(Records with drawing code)
********

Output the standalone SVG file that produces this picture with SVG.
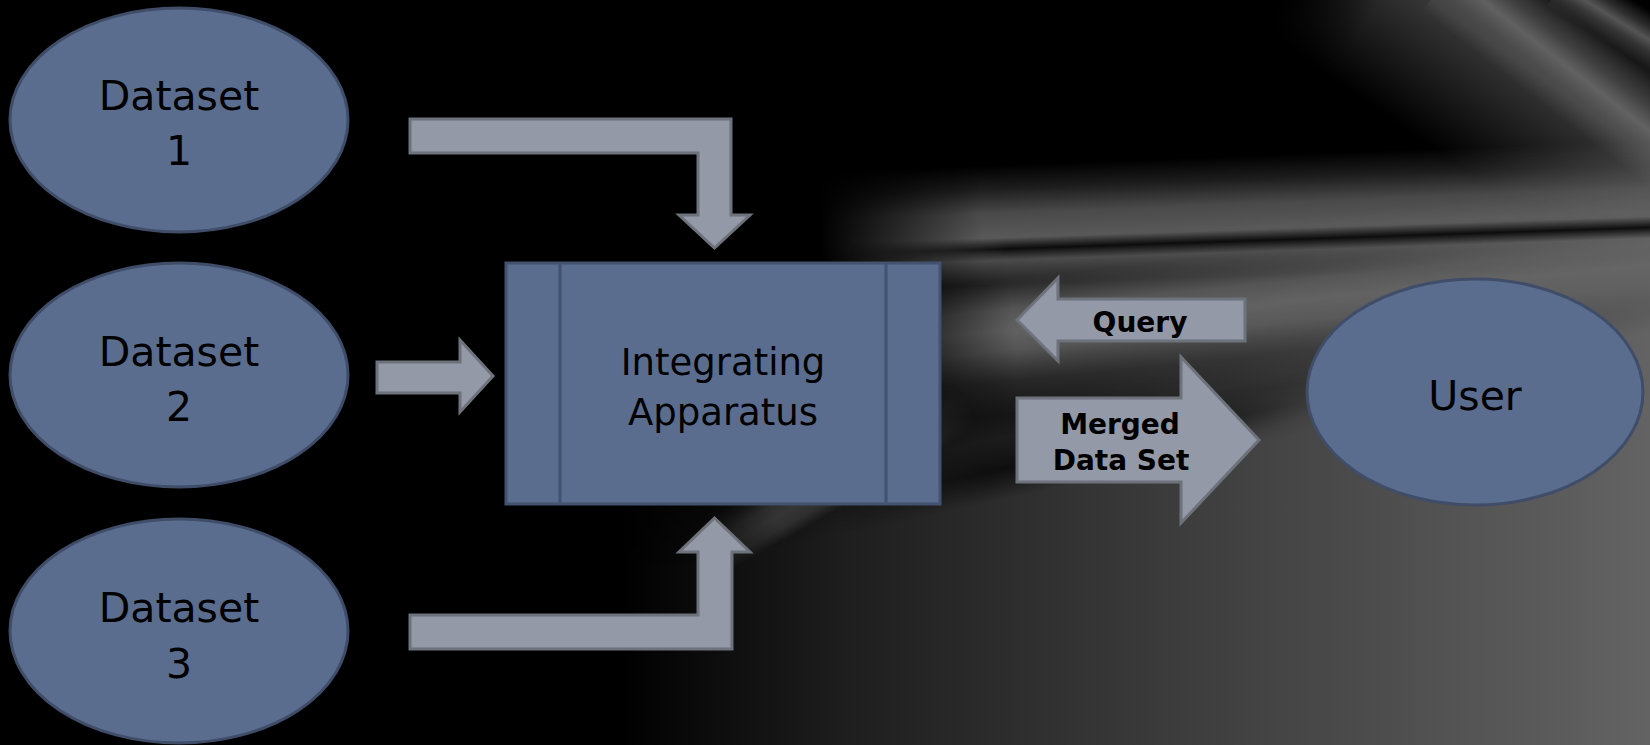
<svg xmlns="http://www.w3.org/2000/svg" width="1650" height="745" viewBox="0 0 1650 745">
<defs>
<style>
.ds{fill:#5a6d8e;stroke:#3f4d68;stroke-width:3}
.box{fill:#5a6d8e;stroke:#43536f;stroke-width:3}
.arr{fill:#9399a6;stroke:#6d727b;stroke-width:3;stroke-linejoin:miter}
.t{font-family:"DejaVu Sans","Liberation Sans",sans-serif;fill:#000;text-anchor:middle}
.tb{font-family:"DejaVu Sans","Liberation Sans",sans-serif;font-weight:bold;fill:#000;text-anchor:middle;font-size:28px}
</style>
<linearGradient id="lowH" x1="620" y1="0" x2="1650" y2="0" gradientUnits="userSpaceOnUse">
<stop offset="0" stop-color="#000"/>
<stop offset="0.22" stop-color="#1e1e1e"/>
<stop offset="0.56" stop-color="#3e3e3e"/>
<stop offset="1" stop-color="#636363"/>
</linearGradient>
<linearGradient id="vFadeTop" x1="0" y1="0" x2="0" y2="1">
<stop offset="0" stop-color="#000"/>
<stop offset="0.16" stop-color="#fff"/>
<stop offset="1" stop-color="#fff"/>
</linearGradient>
<mask id="mLow" maskUnits="userSpaceOnUse" x="0" y="0" width="1650" height="745">
<g transform="rotate(-14 1200 400)"><rect x="300" y="300" width="1900" height="900" fill="url(#vFadeTop)"/></g>
</mask>
<linearGradient id="vLight" x1="0" y1="0" x2="0" y2="1">
<stop offset="0" stop-color="#6a6a6a" stop-opacity="0"/>
<stop offset="0.2" stop-color="#6a6a6a" stop-opacity="0.3"/>
<stop offset="0.38" stop-color="#6a6a6a" stop-opacity="0.8"/>
<stop offset="0.5" stop-color="#6a6a6a" stop-opacity="0.92"/>
<stop offset="0.62" stop-color="#6a6a6a" stop-opacity="0.8"/>
<stop offset="0.8" stop-color="#6a6a6a" stop-opacity="0.3"/>
<stop offset="1" stop-color="#6a6a6a" stop-opacity="0"/>
</linearGradient>
<linearGradient id="vMid" x1="0" y1="0" x2="0" y2="1">
<stop offset="0" stop-color="#626262" stop-opacity="0"/>
<stop offset="0.2" stop-color="#626262" stop-opacity="0.3"/>
<stop offset="0.4" stop-color="#626262" stop-opacity="0.75"/>
<stop offset="0.6" stop-color="#626262" stop-opacity="0.9"/>
<stop offset="0.8" stop-color="#626262" stop-opacity="0.7"/>
<stop offset="1" stop-color="#626262" stop-opacity="0"/>
</linearGradient>
<linearGradient id="vDark" x1="0" y1="0" x2="0" y2="1">
<stop offset="0" stop-color="#000" stop-opacity="0"/>
<stop offset="0.5" stop-color="#000" stop-opacity="0.85"/>
<stop offset="1" stop-color="#000" stop-opacity="0"/>
</linearGradient>
<linearGradient id="vShade" x1="0" y1="0" x2="0" y2="1">
<stop offset="0" stop-color="#000" stop-opacity="0"/>
<stop offset="0.5" stop-color="#000" stop-opacity="0.6"/>
<stop offset="1" stop-color="#000" stop-opacity="0"/>
</linearGradient>
<linearGradient id="vWash" x1="0" y1="0" x2="0" y2="1">
<stop offset="0" stop-color="#3a3a3a" stop-opacity="0"/>
<stop offset="0.5" stop-color="#3a3a3a" stop-opacity="0.95"/>
<stop offset="1" stop-color="#3a3a3a" stop-opacity="0"/>
</linearGradient>
<linearGradient id="vStreak" x1="0" y1="0" x2="0" y2="1">
<stop offset="0" stop-color="#858585" stop-opacity="0"/>
<stop offset="0.3" stop-color="#858585" stop-opacity="0.3"/>
<stop offset="0.5" stop-color="#858585" stop-opacity="0.6"/>
<stop offset="0.7" stop-color="#858585" stop-opacity="0.3"/>
<stop offset="1" stop-color="#858585" stop-opacity="0"/>
</linearGradient>
<linearGradient id="hIn" x1="0" y1="0" x2="1" y2="0">
<stop offset="0" stop-color="#000"/>
<stop offset="0.18" stop-color="#fff"/>
<stop offset="1" stop-color="#fff"/>
</linearGradient>
<linearGradient id="hBoth" x1="0" y1="0" x2="1" y2="0">
<stop offset="0" stop-color="#000"/>
<stop offset="0.3" stop-color="#fff"/>
<stop offset="0.7" stop-color="#fff"/>
<stop offset="1" stop-color="#000"/>
</linearGradient>
<mask id="mIn" maskContentUnits="objectBoundingBox"><rect width="1" height="1" fill="url(#hIn)"/></mask>
<mask id="mBoth" maskContentUnits="objectBoundingBox"><rect width="1" height="1" fill="url(#hBoth)"/></mask>
</defs>

<g id="background">
<rect x="0" y="0" width="1650" height="745" fill="#000"/>
<rect x="0" y="0" width="1650" height="745" fill="url(#lowH)" mask="url(#mLow)"/>
<g transform="translate(1330,-70) rotate(35)"><rect x="0" y="-120" width="460" height="240" fill="url(#vWash)" mask="url(#mIn)"/></g>
<g transform="translate(820,232) rotate(-2.2)"><rect x="0" y="-60" width="900" height="120" fill="url(#vMid)" mask="url(#mIn)"/></g>
<g transform="translate(860,345) rotate(-5.8)"><rect x="0" y="-85" width="860" height="170" fill="url(#vLight)" mask="url(#mIn)"/></g>
<g transform="translate(690,560) rotate(-29.9)"><rect x="0" y="-30" width="320" height="60" fill="url(#vMid)" opacity="0.5" mask="url(#mBoth)"/></g>
<g transform="translate(850,254) rotate(-1.9)"><rect x="0" y="-11" width="870" height="22" fill="url(#vDark)" mask="url(#mIn)"/></g>
<g transform="translate(840,505) rotate(-12.6)"><rect x="0" y="-30" width="500" height="60" fill="url(#vShade)" mask="url(#mBoth)"/></g>
<g transform="translate(1450,-25) rotate(38)"><rect x="0" y="-45" width="330" height="90" fill="url(#vStreak)"/></g>
<g transform="translate(1560,-15) rotate(31.6)"><rect x="0" y="-25" width="170" height="50" fill="url(#vStreak)"/></g>
</g>

<g id="connectors">
<path class="arr" d="M410,119 H731 V215 H750 L714.5,248 L679,215 H698 V153 H410 Z"/>
<path class="arr" d="M410,649 H732 V552 H750 L714.5,518 L679,552 H698 V615 H410 Z"/>
<path class="arr" d="M377,362 H460 V340 L493,376 L460,412 V393 H377 Z"/>
<g id="query">
<path class="arr" d="M1245,299 H1058 V278 L1017,320 L1058,361 V341 H1245 Z"/>
<text class="tb" x="1140" y="332">Query</text>
</g>
<g id="merged">
<path class="arr" d="M1017,398 H1181 V357 L1259,440 L1181,523 V482 H1017 Z"/>
<text class="tb" x="1120" y="434">Merged</text>
<text class="tb" x="1121" y="470">Data Set</text>
</g>
</g>

<g id="dataset1">
<ellipse class="ds" cx="179" cy="120" rx="169" ry="112"/>
<text class="t" x="179" y="110" font-size="41">Dataset</text>
<text class="t" x="179" y="165" font-size="41">1</text>
</g>
<g id="dataset2">
<ellipse class="ds" cx="179" cy="375" rx="169" ry="112"/>
<text class="t" x="179" y="366" font-size="41">Dataset</text>
<text class="t" x="179" y="421" font-size="41">2</text>
</g>
<g id="dataset3">
<ellipse class="ds" cx="179" cy="631" rx="169" ry="112"/>
<text class="t" x="179" y="622" font-size="41">Dataset</text>
<text class="t" x="179" y="678" font-size="41">3</text>
</g>

<g id="integrating">
<rect class="box" x="506" y="263" width="434" height="241"/>
<line x1="560" y1="263" x2="560" y2="504" stroke="#43536f" stroke-width="3"/>
<line x1="886" y1="263" x2="886" y2="504" stroke="#43536f" stroke-width="3"/>
<text class="t" x="723" y="375" font-size="37">Integrating</text>
<text class="t" x="723" y="425" font-size="37">Apparatus</text>
</g>

<g id="user">
<ellipse class="ds" cx="1475" cy="392" rx="168" ry="113"/>
<text class="t" x="1475" y="410" font-size="41">User</text>
</g>
</svg>
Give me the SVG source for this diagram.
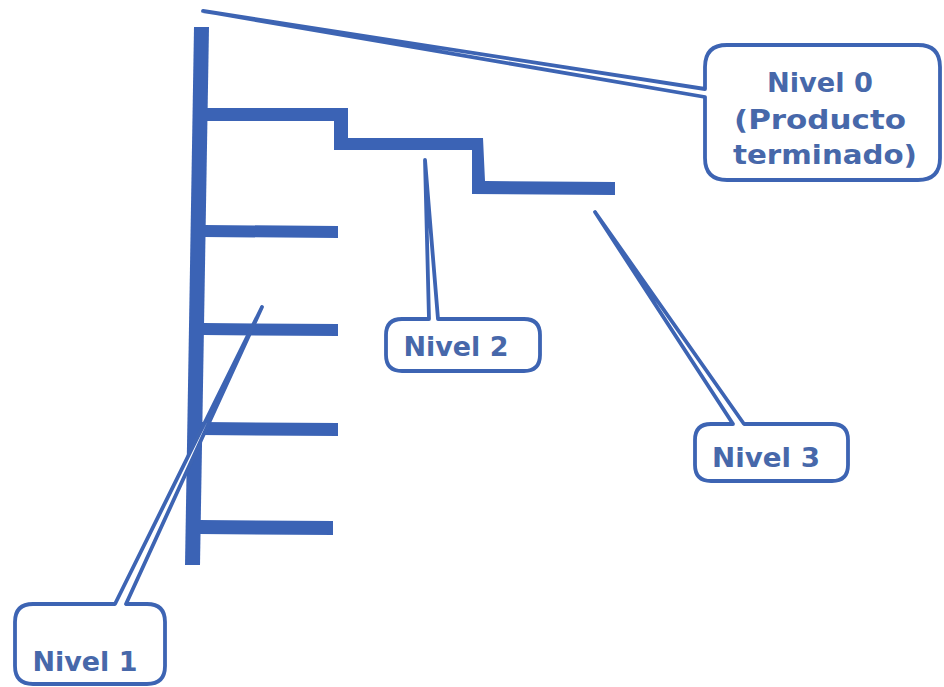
<svg xmlns="http://www.w3.org/2000/svg" width="944" height="687" viewBox="0 0 944 687">
<style>
.bar{fill:#3b63b5;stroke:none}
.callout{fill:#ffffff;stroke:#3d64b3;stroke-width:3.8;stroke-linejoin:round}
.lbl{font-family:"DejaVu Sans",Verdana,sans-serif;font-weight:bold;font-size:27px;fill:#4768aa;text-anchor:middle}
</style>
<rect width="944" height="687" fill="#ffffff"/>
<g id="structure">
<polygon class="bar" points="194,27 209,27 200,565 185,565"/>
<polygon class="bar" points="206,108 348,108 348,138 483,138 485,181 615,182 615,195 472,194 472,150 334,150 334,121 206,121"/>
<polygon class="bar" points="204,225 338,226 338,238 204,237"/>
<polygon class="bar" points="203,323 338,324 338,336 203,335"/>
<polygon class="bar" points="201,422 338,423 338,436 201,435"/>
<polygon class="bar" points="199,520 333,521 333,535 199,534"/>
</g>
<g id="connectors">
</g>
<g id="nivel0">
<path class="callout" d="M705,89 L203,11 L705,97 L705,158 Q705,180 727,180 L918,180 Q940,180 940,158 L940,67 Q940,45 918,45 L727,45 Q705,45 705,67 Z"/>
<text class="lbl" x="820" y="92" textLength="106" lengthAdjust="spacingAndGlyphs">Nivel 0</text>
<text class="lbl" x="820" y="129" textLength="172" lengthAdjust="spacingAndGlyphs">(Producto</text>
<text class="lbl" x="825" y="164" textLength="184" lengthAdjust="spacingAndGlyphs">terminado)</text>
</g>
<g id="nivel2">
<path class="callout" d="M429,319 L425,160 L438,319 L524,319 Q540,319 540,335 L540,355 Q540,371 524,371 L402,371 Q386,371 386,355 L386,335 Q386,319 402,319 Z"/>
<text class="lbl" x="456" y="356" textLength="105" lengthAdjust="spacingAndGlyphs">Nivel 2</text>
</g>
<g id="nivel3">
<path class="callout" d="M733,424 L595,212 L744,424 L832,424 Q848,424 848,440 L848,465 Q848,481 832,481 L711,481 Q695,481 695,465 L695,440 Q695,424 711,424 Z"/>
<text class="lbl" x="766" y="467" textLength="108" lengthAdjust="spacingAndGlyphs">Nivel 3</text>
</g>
<g id="nivel1">
<path class="callout" d="M115,604 L262,307 L126,604 L147,604 Q165,604 165,622 L165,666 Q165,684 147,684 L33,684 Q15,684 15,666 L15,622 Q15,604 33,604 Z"/>
<text class="lbl" x="85" y="671" textLength="105" lengthAdjust="spacingAndGlyphs">Nivel 1</text>
</g>
</svg>
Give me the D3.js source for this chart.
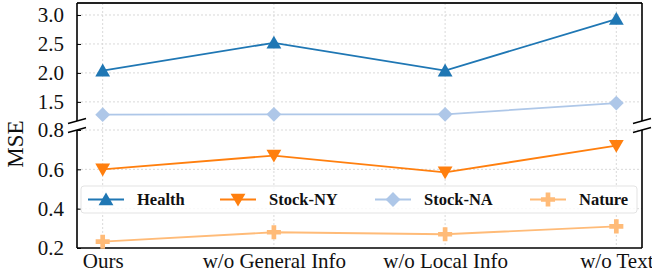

********

TASK STATEMENT:
Report how many lines in the entries hold the string "source". Nothing but the number is wanted.

SOLVED PROBLEM:
2